# EXERCISE REQUIREMENTS
Every line below is to be quoted exactly, with nothing added or dropped.

# SOURCE DATA
----------
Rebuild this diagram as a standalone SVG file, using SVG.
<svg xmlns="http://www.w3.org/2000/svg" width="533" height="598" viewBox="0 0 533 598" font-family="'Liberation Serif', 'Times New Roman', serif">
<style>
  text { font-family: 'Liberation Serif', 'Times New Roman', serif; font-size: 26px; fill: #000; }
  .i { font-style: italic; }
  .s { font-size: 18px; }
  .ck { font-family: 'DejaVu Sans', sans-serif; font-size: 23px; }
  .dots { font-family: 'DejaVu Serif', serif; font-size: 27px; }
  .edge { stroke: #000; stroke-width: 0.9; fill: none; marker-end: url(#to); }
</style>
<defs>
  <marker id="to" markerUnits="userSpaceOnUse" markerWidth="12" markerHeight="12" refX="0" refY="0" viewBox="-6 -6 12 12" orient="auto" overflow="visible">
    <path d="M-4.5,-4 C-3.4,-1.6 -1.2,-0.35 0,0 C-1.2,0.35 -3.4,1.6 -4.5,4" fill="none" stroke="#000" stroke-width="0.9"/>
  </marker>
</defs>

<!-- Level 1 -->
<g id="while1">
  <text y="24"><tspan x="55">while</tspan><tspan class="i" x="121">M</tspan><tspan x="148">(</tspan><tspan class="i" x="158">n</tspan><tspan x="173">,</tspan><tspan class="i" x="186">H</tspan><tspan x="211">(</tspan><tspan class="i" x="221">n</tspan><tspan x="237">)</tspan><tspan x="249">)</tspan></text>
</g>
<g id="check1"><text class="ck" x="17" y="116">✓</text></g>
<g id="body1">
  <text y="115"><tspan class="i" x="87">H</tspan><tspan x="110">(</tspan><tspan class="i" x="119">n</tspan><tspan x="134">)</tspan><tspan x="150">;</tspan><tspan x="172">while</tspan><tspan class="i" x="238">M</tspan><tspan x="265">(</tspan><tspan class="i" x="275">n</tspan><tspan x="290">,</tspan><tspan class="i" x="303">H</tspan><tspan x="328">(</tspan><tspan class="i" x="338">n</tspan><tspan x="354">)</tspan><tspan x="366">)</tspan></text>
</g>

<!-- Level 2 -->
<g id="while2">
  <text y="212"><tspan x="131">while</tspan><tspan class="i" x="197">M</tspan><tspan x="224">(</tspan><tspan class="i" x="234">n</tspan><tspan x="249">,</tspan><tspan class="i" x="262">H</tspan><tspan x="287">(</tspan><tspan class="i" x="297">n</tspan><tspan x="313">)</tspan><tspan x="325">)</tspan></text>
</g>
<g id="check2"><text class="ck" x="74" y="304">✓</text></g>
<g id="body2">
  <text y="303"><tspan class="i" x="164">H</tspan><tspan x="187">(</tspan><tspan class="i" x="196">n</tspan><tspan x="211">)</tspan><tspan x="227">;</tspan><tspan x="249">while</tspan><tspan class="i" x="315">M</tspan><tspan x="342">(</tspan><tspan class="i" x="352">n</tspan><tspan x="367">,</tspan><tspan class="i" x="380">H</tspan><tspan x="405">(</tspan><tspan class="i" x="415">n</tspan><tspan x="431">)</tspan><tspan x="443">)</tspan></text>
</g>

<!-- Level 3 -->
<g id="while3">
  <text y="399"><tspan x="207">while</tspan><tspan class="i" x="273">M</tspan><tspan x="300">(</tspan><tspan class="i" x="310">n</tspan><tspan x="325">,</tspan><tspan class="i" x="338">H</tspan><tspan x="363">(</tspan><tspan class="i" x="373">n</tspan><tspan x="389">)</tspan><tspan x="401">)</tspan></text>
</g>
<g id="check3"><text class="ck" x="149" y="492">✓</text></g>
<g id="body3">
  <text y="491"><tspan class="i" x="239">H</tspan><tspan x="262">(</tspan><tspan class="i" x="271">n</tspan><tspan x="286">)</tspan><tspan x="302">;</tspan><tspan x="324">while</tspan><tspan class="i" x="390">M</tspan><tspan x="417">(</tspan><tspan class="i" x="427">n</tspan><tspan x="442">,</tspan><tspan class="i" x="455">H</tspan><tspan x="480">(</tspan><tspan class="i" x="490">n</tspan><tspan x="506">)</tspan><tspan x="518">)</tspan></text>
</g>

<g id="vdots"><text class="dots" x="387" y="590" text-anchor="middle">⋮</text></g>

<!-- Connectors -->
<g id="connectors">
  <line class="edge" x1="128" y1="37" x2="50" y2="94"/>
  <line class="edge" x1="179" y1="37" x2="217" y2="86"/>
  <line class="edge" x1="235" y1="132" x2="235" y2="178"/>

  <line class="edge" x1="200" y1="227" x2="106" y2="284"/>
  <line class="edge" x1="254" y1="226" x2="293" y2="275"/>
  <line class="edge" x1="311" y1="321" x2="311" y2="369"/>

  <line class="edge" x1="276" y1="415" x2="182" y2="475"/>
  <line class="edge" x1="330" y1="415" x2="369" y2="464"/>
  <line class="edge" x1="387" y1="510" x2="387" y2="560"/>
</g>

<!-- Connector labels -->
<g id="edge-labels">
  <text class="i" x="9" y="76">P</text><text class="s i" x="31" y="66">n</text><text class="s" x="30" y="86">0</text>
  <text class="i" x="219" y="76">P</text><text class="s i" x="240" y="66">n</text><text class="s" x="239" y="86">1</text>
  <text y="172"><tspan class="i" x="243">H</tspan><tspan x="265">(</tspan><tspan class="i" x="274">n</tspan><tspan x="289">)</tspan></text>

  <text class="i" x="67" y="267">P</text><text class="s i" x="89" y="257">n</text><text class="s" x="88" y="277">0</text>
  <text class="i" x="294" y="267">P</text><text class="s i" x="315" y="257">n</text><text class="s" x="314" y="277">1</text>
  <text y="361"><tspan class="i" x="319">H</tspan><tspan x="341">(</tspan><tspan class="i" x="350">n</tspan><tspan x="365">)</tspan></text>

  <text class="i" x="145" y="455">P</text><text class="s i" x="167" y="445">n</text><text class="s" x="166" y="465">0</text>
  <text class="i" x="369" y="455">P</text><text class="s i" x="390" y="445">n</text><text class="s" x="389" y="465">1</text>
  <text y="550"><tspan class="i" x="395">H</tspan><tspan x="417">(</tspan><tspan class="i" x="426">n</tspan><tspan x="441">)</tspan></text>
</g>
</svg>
----------
# COMPLETED EXERCISE
Rebuild this diagram as a standalone SVG file, using SVG.
<svg xmlns="http://www.w3.org/2000/svg" width="533" height="598" viewBox="0 0 533 598" font-family="'Liberation Serif', 'Times New Roman', serif">
<style>
  text { font-family: 'Liberation Serif', 'Times New Roman', serif; font-size: 26px; fill: #000; }
  .i { font-style: italic; }
  .s { font-size: 18px; }
  .ck { font-family: 'DejaVu Sans', sans-serif; font-size: 23px; }
  .dots { font-family: 'DejaVu Serif', serif; font-size: 27px; }
  .edge { stroke: #000; stroke-width: 0.9; fill: none; marker-end: url(#to); }
</style>
<defs>
  <marker id="to" markerUnits="userSpaceOnUse" markerWidth="12" markerHeight="12" refX="0" refY="0" viewBox="-6 -6 12 12" orient="auto" overflow="visible">
    <path d="M-4.5,-4 C-3.4,-1.6 -1.2,-0.35 0,0 C-1.2,0.35 -3.4,1.6 -4.5,4" fill="none" stroke="#000" stroke-width="0.9"/>
  </marker>
</defs>

<!-- Level 1 -->
<g id="while1">
  <text y="24"><tspan x="55">while</tspan><tspan class="i" x="121">M</tspan><tspan x="148">(</tspan><tspan class="i" x="158">n</tspan><tspan x="173">,</tspan><tspan class="i" x="186">H</tspan><tspan x="211">(</tspan><tspan class="i" x="221">n</tspan><tspan x="237">)</tspan><tspan x="249">)</tspan></text>
</g>
<g id="check1"><text class="ck" x="17" y="116">✓</text></g>
<g id="body1">
  <text y="115"><tspan class="i" x="87">H</tspan><tspan x="110">(</tspan><tspan class="i" x="119">n</tspan><tspan x="134">)</tspan><tspan x="150">;</tspan><tspan x="172">while</tspan><tspan class="i" x="238">M</tspan><tspan x="265">(</tspan><tspan class="i" x="275">n</tspan><tspan x="290">,</tspan><tspan class="i" x="303">H</tspan><tspan x="328">(</tspan><tspan class="i" x="338">n</tspan><tspan x="354">)</tspan><tspan x="366">)</tspan></text>
</g>

<!-- Level 2 -->
<g id="while2">
  <text y="212"><tspan x="131">while</tspan><tspan class="i" x="197">M</tspan><tspan x="224">(</tspan><tspan class="i" x="234">n</tspan><tspan x="249">,</tspan><tspan class="i" x="262">H</tspan><tspan x="287">(</tspan><tspan class="i" x="297">n</tspan><tspan x="313">)</tspan><tspan x="325">)</tspan></text>
</g>
<g id="check2"><text class="ck" x="74" y="304">✓</text></g>
<g id="body2">
  <text y="303"><tspan class="i" x="164">H</tspan><tspan x="187">(</tspan><tspan class="i" x="196">n</tspan><tspan x="211">)</tspan><tspan x="227">;</tspan><tspan x="249">while</tspan><tspan class="i" x="315">M</tspan><tspan x="342">(</tspan><tspan class="i" x="352">n</tspan><tspan x="367">,</tspan><tspan class="i" x="380">H</tspan><tspan x="405">(</tspan><tspan class="i" x="415">n</tspan><tspan x="431">)</tspan><tspan x="443">)</tspan></text>
</g>

<!-- Level 3 -->
<g id="while3">
  <text y="399"><tspan x="207">while</tspan><tspan class="i" x="273">M</tspan><tspan x="300">(</tspan><tspan class="i" x="310">n</tspan><tspan x="325">,</tspan><tspan class="i" x="338">H</tspan><tspan x="363">(</tspan><tspan class="i" x="373">n</tspan><tspan x="389">)</tspan><tspan x="401">)</tspan></text>
</g>
<g id="check3"><text class="ck" x="149" y="492">✓</text></g>
<g id="body3">
  <text y="491"><tspan class="i" x="239">H</tspan><tspan x="262">(</tspan><tspan class="i" x="271">n</tspan><tspan x="286">)</tspan><tspan x="302">;</tspan><tspan x="324">while</tspan><tspan class="i" x="390">M</tspan><tspan x="417">(</tspan><tspan class="i" x="427">n</tspan><tspan x="442">,</tspan><tspan class="i" x="455">H</tspan><tspan x="480">(</tspan><tspan class="i" x="490">n</tspan><tspan x="506">)</tspan><tspan x="518">)</tspan></text>
</g>

<g id="vdots"><text class="dots" x="387" y="590" text-anchor="middle">⋮</text></g>

<!-- Connectors -->
<g id="connectors">
  <line class="edge" x1="128" y1="37" x2="50" y2="94"/>
  <line class="edge" x1="179" y1="37" x2="217" y2="86"/>
  <line class="edge" x1="235" y1="132" x2="235" y2="178"/>

  <line class="edge" x1="200" y1="227" x2="106" y2="284"/>
  <line class="edge" x1="254" y1="226" x2="293" y2="275"/>
  <line class="edge" x1="311" y1="321" x2="311" y2="369"/>

  <line class="edge" x1="276" y1="415" x2="182" y2="475"/>
  <line class="edge" x1="330" y1="415" x2="369" y2="464"/>
  <line class="edge" x1="387" y1="510" x2="387" y2="560"/>
</g>

<!-- Connector labels -->
<g id="edge-labels">
  <text class="i" x="9" y="76">P</text><text class="s i" x="31" y="66">n</text><text class="s" x="30" y="86">0</text>
  <text class="i" x="219" y="76">P</text><text class="s i" x="240" y="66">n</text><text class="s" x="239" y="86">1</text>
  <text y="172"><tspan class="i" x="243">H</tspan><tspan x="265">(</tspan><tspan class="i" x="274">n</tspan><tspan x="289">)</tspan></text>

  <text class="i" x="67" y="267">P</text><text class="s i" x="89" y="257">n</text><text class="s" x="88" y="277">0</text>
  <text class="i" x="294" y="267">P</text><text class="s i" x="315" y="257">n</text><text class="s" x="314" y="277">1</text>
  <text y="361"><tspan class="i" x="319">H</tspan><tspan x="341">(</tspan><tspan class="i" x="350">n</tspan><tspan x="365">)</tspan></text>

  <text class="i" x="145" y="455">P</text><text class="s i" x="167" y="445">n</text><text class="s" x="166" y="465">0</text>
  <text class="i" x="369" y="455">P</text><text class="s i" x="390" y="445">n</text><text class="s" x="389" y="465">1</text>
  <text y="550"><tspan class="i" x="395">H</tspan><tspan x="417">(</tspan><tspan class="i" x="426">n</tspan><tspan x="441">)</tspan></text>
</g>
</svg>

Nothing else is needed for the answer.